» EXERCISE TASK
Look at the data below and print exactly the lines from its first line through the line with "import plotly.graph_objects as go"; the pictures stay out of the copy.

***** INFORMATION SUPPLIED

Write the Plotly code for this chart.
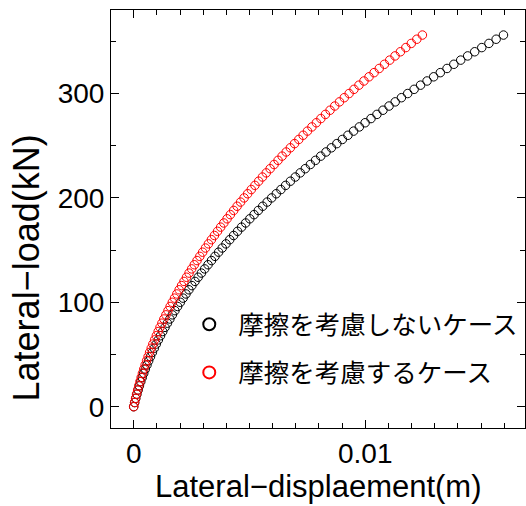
import plotly.graph_objects as go

# Lateral load steps (kN)
load_kN = [0, 4, 8, 12, 16, 20, 24, 28, 32, 36, 40, 44, 48, 52, 56, 60, 64, 68, 72, 76,
           80, 84, 88, 92, 96, 100, 104, 108, 112, 116, 120, 124, 128, 132, 136, 140, 144, 148, 152, 156,
           160, 164, 168, 172, 176, 180, 184, 188, 192, 196, 200, 204, 208, 212, 216, 220, 224, 228, 232, 236,
           240, 244, 248, 252, 256, 260, 264, 268, 272, 276, 280, 284, 288, 292, 296, 300, 304, 308, 312, 316,
           320, 324, 328, 332, 336, 340, 344, 348, 352, 356]

# Lateral displacement (m) without friction
disp_no_friction = [0, 0.000043, 0.000090, 0.000140, 0.000192, 0.000248, 0.000307, 0.000369, 0.000434, 0.000502,
                    0.000574, 0.000648, 0.000726, 0.000806, 0.000890, 0.000976, 0.001066, 0.001159, 0.001255, 0.001354,
                    0.001456, 0.001562, 0.001670, 0.001782, 0.001896, 0.002014, 0.002134, 0.002258, 0.002385, 0.002515,
                    0.002648, 0.002784, 0.002924, 0.003066, 0.003211, 0.003360, 0.003512, 0.003666, 0.003824, 0.003985,
                    0.004149, 0.004316, 0.004486, 0.004659, 0.004836, 0.005015, 0.005198, 0.005383, 0.005572, 0.005764,
                    0.005959, 0.006157, 0.006358, 0.006562, 0.006769, 0.006980, 0.007193, 0.007410, 0.007629, 0.007852,
                    0.008078, 0.008307, 0.008538, 0.008774, 0.009012, 0.009253, 0.009497, 0.009745, 0.009995, 0.010249,
                    0.010505, 0.010765, 0.011028, 0.011294, 0.011563, 0.011835, 0.012111, 0.012389, 0.012670, 0.012955,
                    0.013242, 0.013533, 0.013827, 0.014124, 0.014424, 0.014727, 0.015033, 0.015342, 0.015654, 0.015970]

# Lateral displacement (m) with friction
disp_friction = [0, 0.000039, 0.000081, 0.000124, 0.000170, 0.000219, 0.000269, 0.000322, 0.000377, 0.000435,
                 0.000495, 0.000557, 0.000621, 0.000688, 0.000757, 0.000828, 0.000902, 0.000978, 0.001056, 0.001136,
                 0.001219, 0.001304, 0.001391, 0.001481, 0.001573, 0.001667, 0.001764, 0.001862, 0.001963, 0.002067,
                 0.002172, 0.002280, 0.002391, 0.002503, 0.002618, 0.002735, 0.002855, 0.002977, 0.003101, 0.003227,
                 0.003356, 0.003486, 0.003620, 0.003755, 0.003893, 0.004033, 0.004175, 0.004320, 0.004467, 0.004616,
                 0.004768, 0.004922, 0.005078, 0.005236, 0.005397, 0.005560, 0.005726, 0.005893, 0.006063, 0.006235,
                 0.006410, 0.006587, 0.006766, 0.006947, 0.007131, 0.007317, 0.007505, 0.007696, 0.007889, 0.008084,
                 0.008281, 0.008481, 0.008683, 0.008887, 0.009094, 0.009303, 0.009514, 0.009728, 0.009944, 0.010162,
                 0.010382, 0.010605, 0.010830, 0.011057, 0.011287, 0.011519, 0.011753, 0.011989, 0.012228, 0.012469]

series_names = ["摩擦を考慮しないケース", "摩擦を考慮するケース"]
x_tick_vals = [0, 0.01]
x_tick_text = ["0", "0.01"]
y_tick_vals = [0, 100, 200, 300]
y_tick_text = ["0", "100", "200", "300"]

LATIN = "Liberation Sans, Arial, sans-serif"
CJK = "Noto Sans CJK JP, sans-serif"

fig = go.Figure()
fig.add_trace(go.Scatter(
    x=disp_no_friction, y=load_kN, mode="markers", name=series_names[0],
    legendgroup="a",
    marker=dict(symbol="circle-open", size=8.5, color="black", line=dict(width=1, color="black")),
))
fig.add_trace(go.Scatter(
    x=disp_friction, y=load_kN, mode="markers", name=series_names[1],
    legendgroup="b",
    marker=dict(symbol="circle-open", size=8.5, color="#ff0000", line=dict(width=1, color="#ff0000")),
))

axis_common = dict(
    showgrid=False, zeroline=False, showline=True, linecolor="black", linewidth=1,
    mirror="ticks", ticks="inside", ticklen=8, tickwidth=1, tickcolor="black",
    tickfont=dict(family=LATIN, size=28, color="black"),
)

fig.update_xaxes(
    range=[-0.00098, 0.0169], tickmode="array", tickvals=x_tick_vals, ticktext=x_tick_text,
    minor=dict(ticks="inside", ticklen=5, tickwidth=1, tickcolor="black", dtick=0.001, tick0=0, showgrid=False),
    **axis_common,
)
fig.update_yaxes(
    range=[-20.4, 380], tickmode="array", tickvals=y_tick_vals, ticktext=y_tick_text,
    minor=dict(ticks="inside", ticklen=5, tickwidth=1, tickcolor="black", dtick=50, tick0=0, showgrid=False),
    **axis_common,
)

fig.add_annotation(
    text="Lateral\u2212displaement(m)", xref="paper", yref="paper", x=0.5, y=-0.1864,
    xanchor="center", yanchor="bottom", showarrow=False,
    font=dict(family=LATIN, size=31, color="black"),
)
fig.add_annotation(
    text="Lateral\u2212load(kN)", xref="paper", yref="paper", x=-0.203, y=0.384,
    xanchor="center", yanchor="middle", showarrow=False, textangle=-90,
    font=dict(family=LATIN, size=36, color="black"),
)

fig.update_layout(
    width=526, height=506,
    margin=dict(l=111, r=1, t=10, b=78, autoexpand=False),
    plot_bgcolor="white", paper_bgcolor="white",
    showlegend=True,
    legend=dict(
        x=0.1673, y=0.3034, xanchor="left", yanchor="top",
        font=dict(family=CJK, size=25.5, color="black"),
        bgcolor="rgba(0,0,0,0)", borderwidth=0,
        itemsizing="constant", itemwidth=48, tracegroupgap=12, traceorder="grouped",
    ),
)

fig.write_html("out.html")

**********

» ANSWER FOR THE TASK
Write the Plotly code for this chart.
import plotly.graph_objects as go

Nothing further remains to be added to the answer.